Décrite en 1985, cette maladie familiale de transmission autosomique dominante est une forme rare de néoplasie endocrinienne multiple pouvant également comporter des manifestations cutanées (lentiginose périorificielle), cardiaques (myxome) et diverses tumeurs.

L’atteinte surrénalienne, très caractéristique, est une dysplasie micronodulaire pigmentée bilatérale, pouvant être responsable d’un syndrome de Cushing ACTH indépendant chez un quart des patients.

Le diagnostic est parfois difficile en raison du caractère éventuellement intermittent de l’hypercorticisme, une réponse paradoxale lors des tests de freination semble évocatrice.

Certaines des manifestations endocrines sont communes au syndrome de McCune-Albright, dû à une mutation activatrice de la protéine Gsa (voie de l’AMP cyclique) survenue à l’état embryonnaire et exprimée en mosaïque.

Des mutations hétérozygotes inactivatrices du gène PRKAR1A situé en 17q22 et codant pour une des sous-unités régulatrices (RIa) de la protéine kinase A (PKA), sont présentes chez environ 40 % des malades porteurs du complexe de Carney.

La perte de l’allèle sain dans les tumeurs suggère qu’il s’agit d’un gène suppresseur de tumeurs, la conséquence étant une augmentation de l’activité de la PKA.
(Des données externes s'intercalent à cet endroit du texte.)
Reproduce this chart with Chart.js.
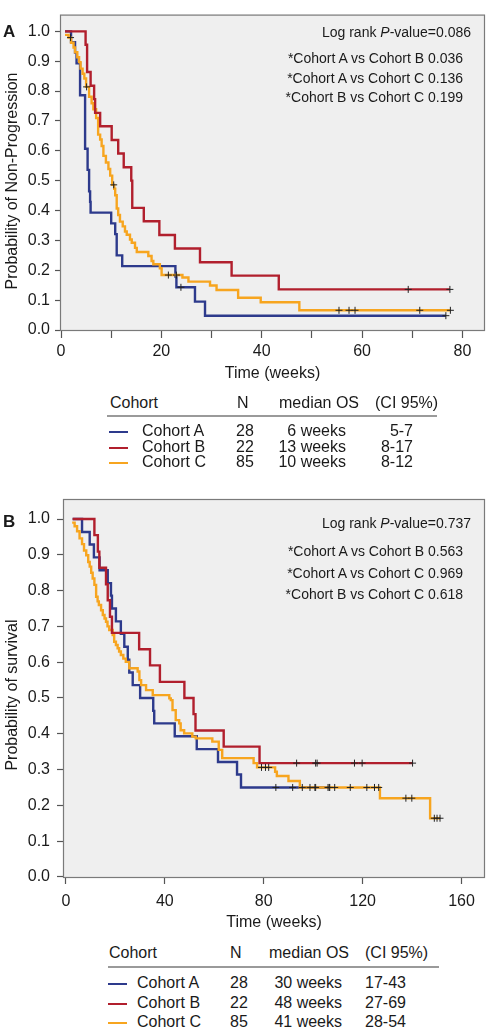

Un second gène possiblement impliqué dans la voie de l’AMPc et situé au locus 2p16, reste à identifier.

C – DE NOUVEAUX GÈNES IMPLIQUÉS DANS LES PHÉOCHROMOCYTOMES :

La fréquence des phéochromocytomes héréditaires était jusqu’à présent évaluée aux environs de 10 %.
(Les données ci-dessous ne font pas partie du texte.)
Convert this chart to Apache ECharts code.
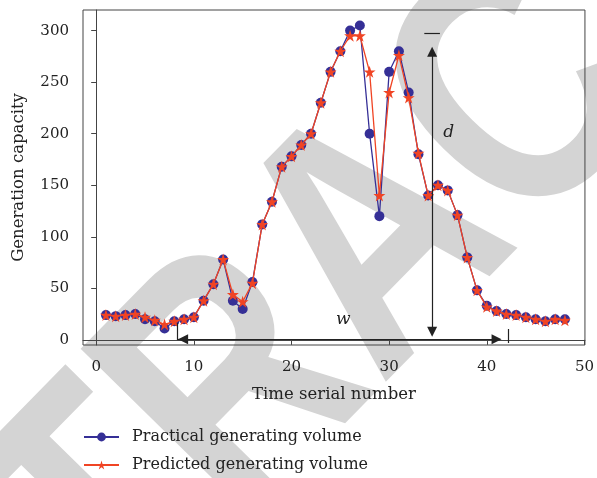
<!DOCTYPE html>
<html><head><meta charset="utf-8">
<script src="https://cdn.jsdelivr.net/npm/echarts@6/dist/echarts.min.js"></script>
<style>html,body{margin:0;padding:0;background:#fff}#c{width:597px;height:478px}</style>
</head><body><div id="c"></div>
<script>
// ---- data ----
const timeSerial = [1,2,3,4,5,6,7,8,9,10,11,12,13,14,15,16,17,18,19,20,21,22,23,24,25,26,27,28,29,30,31,32,33,34,35,36,37,38,39,40,41,42,43,44,45,46,47,48];
const practical  = [24,23,24,25,20,18,11,18,20,22,38,54,78,38,30,56,112,134,168,178,189,200,230,260,280,300,305,200,120,260,280,240,180,140,150,145,121,80,48,33,28,25,24,22,20,18,20,20];
const predicted  = [24,23,24,25,22,19,15,18,20,22,38,54,78,44,37,55,112,134,168,178,189,200,230,260,280,295,295,260,140,240,276,235,181,140,150,145,121,80,48,32,28,25,24,22,20,18,20,19];
const xTickValues = [0,10,20,30,40,50];
const yTickValues = [0,50,100,150,200,250,300];
const seriesNames = ['Practical generating volume','Predicted generating volume'];
// annotation anchors (data units)
const dArrowX = 34.4, dArrowBottom = 7.9, dArrowTop = 279.5, dBarY = 297.3, dBarX = [33.6, 35.2];
const wArrowY = 0.6, wArrowLeft = 8.9, wArrowRight = 41.0;
const wLeftBar = [8.35, -0.2, 16.3], wRightBar = [42.2, -3.1, 10.5];
const dLabel = [36.1, 200.6], wLabel = [25.3, 19.2];

const BLUE = '#352f96', RED = '#f04424', INK = '#222';
const SERIF = '"DejaVu Serif", serif';
const STAR = 'path://M50,0L61.2,34.5L97.6,34.5L68.2,55.9L79.4,90.5L50,69.1L20.6,90.5L31.8,55.9L2.4,34.5L38.8,34.5Z';

const pairs = arr => timeSerial.map((t, i) => [t, arr[i]]);
const chart = echarts.init(document.getElementById('c'), null, {renderer: 'canvas'});
const annLine = {color: INK, width: 1.2, type: 'solid'};
const arrowHead = {symbol: 'triangle', symbolSize: [10, 10]};

chart.setOption({
  animation: false,
  backgroundColor: '#fff',
  graphic: [{
    type: 'text', silent: true, z: -10,
    x: 383, y: 247, rotation: 45.5 * Math.PI / 180, scaleX: 0.8,
    style: {text: 'RETRACTED', font: 'bold 350px "Liberation Sans"', fill: '#d4d4d4', align: 'center', verticalAlign: 'middle'}
  }],
  grid: {left: 83, right: 7, top: 10, bottom: 133, show: true, borderColor: '#444', borderWidth: 1, backgroundColor: 'transparent'},
  legend: {
    orient: 'vertical', left: 83, top: 429, padding: 0, itemWidth: 35, itemHeight: 11, itemGap: 12,
    data: seriesNames,
    textStyle: {fontFamily: SERIF, fontSize: 16, lineHeight: 16, color: INK, padding: [0, 0, 0, 8]}
  },
  xAxis: {
    type: 'value', min: -1.35, max: 50.05,
    name: 'Time serial number', nameLocation: 'middle', nameGap: 41,
    nameTextStyle: {fontFamily: SERIF, fontSize: 16.5, color: INK},
    axisLine: {show: true, lineStyle: {color: '#444', width: 1}},
    axisTick: {show: true, inside: false, length: 5, customValues: xTickValues, lineStyle: {color: '#444'}},
    axisLabel: {customValues: xTickValues, margin: 15, fontFamily: SERIF, fontSize: 15, color: INK},
    splitLine: {show: false}
  },
  yAxis: {
    type: 'value', min: -5, max: 320,
    name: 'Generation capacity', nameLocation: 'middle', nameGap: 56,
    nameTextStyle: {fontFamily: SERIF, fontSize: 16.5, color: INK},
    axisLine: {show: true, lineStyle: {color: '#444', width: 1}},
    axisTick: {show: true, inside: false, length: 5, customValues: yTickValues, lineStyle: {color: '#444'}},
    axisLabel: {customValues: yTickValues, margin: 14, fontFamily: SERIF, fontSize: 15, color: INK},
    splitLine: {show: false}
  },
  series: [
    {
      name: seriesNames[0], type: 'line', data: pairs(practical), z: 2,
      symbol: 'circle', symbolSize: 10, showAllSymbol: true,
      lineStyle: {color: BLUE, width: 1.3}, itemStyle: {color: BLUE}
    },
    {
      name: seriesNames[1], type: 'line', data: pairs(predicted), z: 3,
      symbol: STAR, symbolSize: 12, showAllSymbol: true,
      lineStyle: {color: RED, width: 1.3}, itemStyle: {color: RED}
    },
    {
      name: 'annotations', type: 'line', data: [], z: 4, silent: true,
      markLine: {
        silent: true, animation: false,
        label: {show: false},
        lineStyle: annLine,
        data: [
          [Object.assign({coord: [dArrowX, dArrowBottom]}, arrowHead), Object.assign({coord: [dArrowX, dArrowTop]}, arrowHead)],
          [{coord: [dBarX[0], dBarY], symbol: 'none'}, {coord: [dBarX[1], dBarY], symbol: 'none'}],
          [Object.assign({coord: [wArrowLeft, wArrowY]}, arrowHead), Object.assign({coord: [wArrowRight, wArrowY]}, arrowHead)],
          [{coord: [wArrowLeft, wArrowY], symbol: 'none'}, {coord: [wLeftBar[0], wArrowY], symbol: 'none'}],
          [{coord: [wLeftBar[0], wLeftBar[1]], symbol: 'none'}, {coord: [wLeftBar[0], wLeftBar[2]], symbol: 'none'}],
          [{coord: [wRightBar[0], wRightBar[1]], symbol: 'none'}, {coord: [wRightBar[0], wRightBar[2]], symbol: 'none'}]
        ]
      },
      markPoint: {
        silent: true, animation: false,
        symbol: 'circle', symbolSize: 1, itemStyle: {color: 'rgba(0,0,0,0)'},
        label: {show: true, position: 'inside', formatter: p => p.name, fontFamily: SERIF, fontStyle: 'italic', fontSize: 17, color: INK},
        data: [{name: 'd', coord: dLabel}, {name: 'w', coord: wLabel}]
      }
    }
  ]
});
</script>
</body></html>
Les trois affections recherchées systématiquement sont la néoplasie endocrinienne multiple de type 2 (mutation du gène RET), la maladie de von Hippel-Lindau (mutation du gène VHL) et la neurofibromatose de type 1.

Récemment, des mutations du gène SDHD codant pour la sous-unité D de l’enzyme succinate deshydrogénase (enzyme mitochondriale impliquée dans la phosphorylation oxydative), ont été mises en évidence dans des paragangliomes familiaux cervicaux ou tumeurs du glomus.

Secondairement, des mutations germinales de SDHD ont été retrouvées dans des phéochromocytomes non familiaux ou familiaux, ainsi que des mutations du gène SDHB dans des familles de phéochromocytomes et /ou paragangliomes.

Une étude systématique récente portant sur une série de 271 patients atteints de phéochromocytome en apparence sporadique, sans histoire familiale, a permis d’identifier avec une fréquence de 24 % (66/271) des mutations de ces différents gènes (45 % de VHL, 20% de RET, 17% de SDHD et 18 % de SDHB).

Environ 64 % de ces malades ont été dépistés par l’analyse génétique, ils ne présentaient pas d’autres manifestations cliniques initialement, leur lésion était isolée.